Google claimed a breakthrough in processor speed this week when it released research showing an AI supercomputer powered by its in-house tensor processing units (TPUs) offers improved performance and better energy efficiency than an equivalent machine running on Nvidia A100 GPUs. Nvidia has cashed in on the generative AI boom, with demand for the A100, the chip used to train large language AI models like OpenAI’s GPT-4, going through the roof. But with a new GPU, the H100, ready to hit the market, it is unlikely to be worried by Google’s achievement.
The research paper, published on Tuesday, shows that Google has strung together 4,000 of its fourth-generation TPUs to make a supercomputer. It says the machine is 1.7 times faster than an equivalent machine running on Nvidia A100 GPUs, and 1.9 times more efficient.
Why Google’s TPUs are more efficient than Nvidia A100
In the scientific paper, Google’s researchers explain how they connected the 4,000 TPUs using optical circuit switches developed in-house. Google has been using TPU v4 in its own systems since 2020, and made the chips available to customers of its Google Cloud platform last year. The company’s biggest LLM, PaLM, was trained using two 4,000 TPU supercomputers.
“Circuit switching makes it easy to route around failed components,” Google fellow Norm Jouppi and Google distinguished engineer David Patterson explained in a blog post about the system. “This flexibility even allows us to change the topology of the supercomputer interconnect to accelerate the performance of a machine learning model.”
This switching system was key to helping Google achieve a performance bump, says Mike Orme, who covers the semiconductor market for GlobalData. “Although each TPU didn’t match the processing speed of the best Nvidia AI chips, Google’s optical switching technology for connecting the chips and passing the data between them made up the performance difference and more,” he explains.
Nvidia’s technology has become the gold standard for training AI models, with Big Tech companies buying thousands of A100s as they attempt to outdo each other in the AI arms race. The OpenAI supercomputer used to train GPT-4 features 10,000 of the Nvidia GPUs, which retail at $10,000 each.
But the A100 is about to be usurped by the company’s latest model, the H100. The recently launched chip topped the pile for power and efficiency in inference benchmarking tests released today by MLPerf, an open AI engineering consortium which tracks processor performance. Inference is the speed at which an AI system can carry out a task once it is trained.
“Nvidia claims [the H100] is nine times faster than the A100s involved in the Google comparison,” Orme says. “That speed premium would eliminate the edge Google’s optical interconnect technology provides. The battle of odious comparisons intensifies.”
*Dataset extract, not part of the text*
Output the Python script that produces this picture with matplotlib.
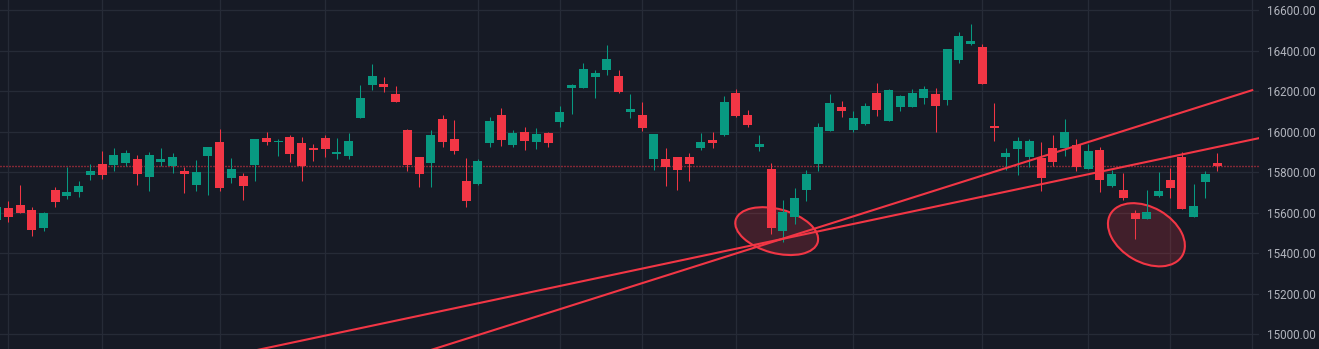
import matplotlib
matplotlib.use("Agg")
import matplotlib.pyplot as plt
import matplotlib.transforms as mtransforms
from matplotlib.patches import Ellipse
import numpy as np

# ---- data ----
opens = [15564, 15624, 15638, 15614, 15525, 15712, 15683, 15703, 15786, 15841,
         15836, 15845, 15865, 15776, 15850, 15832, 15806, 15737, 15880, 15949,
         15771, 15781, 15836, 15969, 15949, 15974, 15944, 15919, 15969, 15890,
         15880, 16067, 16230, 16235, 16186, 16008, 15875, 15845, 16062, 15964,
         15757, 15742, 15944, 16082, 15934, 15998, 15949, 15993, 16048, 16215,
         16215, 16269, 16304, 16274, 16097, 16082, 15865, 15865, 15875, 15875,
         15919, 15959, 15984, 16190, 16082, 15924, 15816, 15510, 15579, 15712,
         15841, 16003, 16121, 16008, 16038, 16190, 16052, 16121, 16121, 16166,
         16186, 16156, 16353, 16432, 16417, 16028, 15875, 15914, 15875, 15870,
         15919, 15919, 15934, 15816, 15910, 15732, 15712, 15599, 15569, 15683,
         15762, 15875, 15579, 15752, 15845]
highs = [15640, 15658, 15737, 15629, 15604, 15727, 15826, 15757, 15841, 15905,
         15919, 15910, 15885, 15900, 15919, 15895, 15826, 15860, 15924, 16013,
         15870, 15796, 15964, 15998, 15964, 15984, 15974, 15939, 15984, 15969,
         15993, 16230, 16334, 16269, 16225, 16013, 15875, 16008, 16082, 16057,
         15870, 15865, 16072, 16117, 16008, 16023, 16018, 15998, 16126, 16235,
         16338, 16304, 16427, 16304, 16186, 16146, 15988, 15919, 15875, 15895,
         15993, 15998, 16176, 16210, 16107, 15984, 15845, 15663, 15722, 15811,
         16043, 16186, 16151, 16102, 16141, 16240, 16210, 16181, 16210, 16225,
         16215, 16407, 16491, 16531, 16432, 16141, 15919, 15974, 15964, 15949,
         15984, 16062, 15964, 15939, 15924, 15811, 15796, 15614, 15712, 15801,
         15821, 15900, 15742, 15806, 15895]
lows = [15550, 15555, 15599, 15486, 15510, 15629, 15668, 15678, 15762, 15767,
        15806, 15831, 15737, 15707, 15831, 15796, 15698, 15707, 15688, 15707,
        15747, 15663, 15757, 15934, 15880, 15850, 15757, 15855, 15875, 15865,
        15865, 16067, 16205, 16195, 16146, 15806, 15727, 15727, 15924, 15890,
        15629, 15737, 15924, 15929, 15924, 15910, 15914, 15924, 16023, 16087,
        16215, 16166, 16279, 16190, 16067, 16003, 15811, 15732, 15712, 15757,
        15910, 15919, 15979, 16072, 16023, 15905, 15495, 15456, 15545, 15658,
        15806, 16003, 16072, 15998, 16033, 16077, 16052, 16102, 16121, 16136,
        15998, 16131, 16338, 16427, 16235, 15954, 15811, 15786, 15826, 15707,
        15831, 15880, 15806, 15816, 15703, 15727, 15663, 15471, 15569, 15678,
        15673, 15619, 15579, 15673, 15806]
closes = [15630, 15579, 15599, 15515, 15599, 15653, 15703, 15732, 15806, 15786,
          15885, 15895, 15791, 15885, 15865, 15875, 15791, 15801, 15924, 15722,
          15816, 15732, 15964, 15949, 15954, 15890, 15831, 15910, 15914, 15900,
          15954, 16166, 16274, 16220, 16146, 15836, 15791, 15984, 15949, 15905,
          15658, 15855, 16052, 15959, 15993, 15954, 15988, 15944, 16097, 16230,
          16309, 16289, 16358, 16195, 16112, 16018, 15988, 15826, 15811, 15841,
          15949, 15944, 16146, 16077, 16033, 15939, 15525, 15604, 15673, 15791,
          16023, 16141, 16102, 16067, 16126, 16107, 16205, 16176, 16190, 16210,
          16126, 16407, 16472, 16447, 16235, 16018, 15895, 15954, 15954, 15771,
          15850, 15998, 15826, 15905, 15762, 15791, 15673, 15569, 15604, 15707,
          15722, 15619, 15633, 15791, 15831]

price_ticks = [15000, 15200, 15400, 15600, 15800, 16000, 16200, 16400, 16600]
time_grid_bars = [1, 9, 19, 28, 41, 48, 55, 63, 73, 84, 93, 100, 107]

# trend lines: (bar, price) endpoints
trend_a = [(20, 14611), (107.07, 16206)]
trend_b = [(10, 14773), (112, 16022)]
# ellipses: center (bar, price), size in pixels, angle
ellipse_centers = [(66.47, 15509), (97.97, 15491)]
ellipse_sizes = [(85, 44), (83, 55)]
ellipse_angles = [-15, -30]

# ---- style ----
BG = "#161a25"
GRID = "#262b37"
UP = "#089981"
DOWN = "#f23645"
TXT = "#b2b5be"

W, H = 1319, 349
fig = plt.figure(figsize=(W / 100, H / 100), dpi=100, facecolor=BG)
ax = fig.add_axes([0, 0, 1258.5 / W, 1])
ax.set_facecolor(BG)

n = len(opens)
x = np.arange(n)
o = np.array(opens, float)
c = np.array(closes, float)
hi = np.array(highs, float)
lo = np.array(lows, float)
colors = np.where(c >= o, UP, DOWN)

# grid
for b in time_grid_bars:
    ax.axvline(b, color=GRID, lw=0.9, zorder=0)
for p in price_ticks:
    ax.axhline(p, color=GRID, lw=0.9, zorder=0)

# ellipses (under candles)
for (cx, cy), (w, h), ang in zip(ellipse_centers, ellipse_sizes, ellipse_angles):
    tr = mtransforms.IdentityTransform() + mtransforms.ScaledTranslation(cx, cy, ax.transData)
    ax.add_patch(Ellipse((0, 0), w, h, angle=ang, transform=tr,
                         facecolor=(242/255, 54/255, 69/255, 0.2),
                         edgecolor=DOWN, lw=1.5, zorder=1))

# candles
ax.vlines(x, lo, hi, colors=colors, lw=0.75, zorder=2)
body_bottom = np.minimum(o, c)
body_h = np.maximum(np.abs(c - o), 5)
ax.bar(x, body_h, bottom=body_bottom, width=0.767, color=colors,
       linewidth=0, zorder=3)

# trend lines
for line in (trend_a, trend_b):
    (x0, y0), (x1, y1) = line
    ax.plot([x0, x1], [y0, y1], color=DOWN, lw=1.5, solid_capstyle="butt", zorder=4)

# last price line (dotted)
ax.axhline(closes[-1], color=DOWN, lw=1.0, linestyle=(0, (0.72, 1.44)), zorder=1.5)

ax.set_xlim(0.293, 107.52)
ax.set_ylim(14927.4, 16649.3)
for s in ax.spines.values():
    s.set_visible(False)
ax.set_xticks([])
ax.yaxis.tick_right()
ax.set_yticks(price_ticks)
ax.set_yticklabels([f"{p:.2f}" for p in price_ticks])
ax.tick_params(axis="y", length=0, pad=6, labelsize=8.4, labelcolor=TXT)
for lbl in ax.get_yticklabels():
    lbl.set_fontfamily("Roboto")

fig.savefig("out.png", dpi=100, facecolor=BG)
What are Google’s ambitions in AI chips?
Google says it uses TPUs for 90% of its AI work, but despite the capabilities of the chips, Orme does not expect the tech giant to market them to third parties.
“There is no ambition on Google’s part to compete with Nvidia chips in the merchant market for AI chips,” he says. “The proprietary TPUs will not make it out of the Google data centre or its AI supercomputers if they were ever intended to do so.”
He adds that very few people outside the company will get to utilise the technology, as Google Cloud is a relatively minor player in the public cloud market. It holds 11% of the market according to figures from Synergy Research Group, trailing in the wake of its hyperscaler rivals Amazon’s AWS and Microsoft Azure, which have 34% and 21% shares respectively.
Google has also done a deal with Nvidia which will see the H100 made available to Google Cloud customers, and Orme says this reflects the fact that Nvidia’s place as the market leader will remain secure for some time to come.
“Nvidia is likely to remain the AI chip kingpin in a market that will reflect the feverish excitement surrounding generative AI as spending soars on training and inference capacity,” he adds.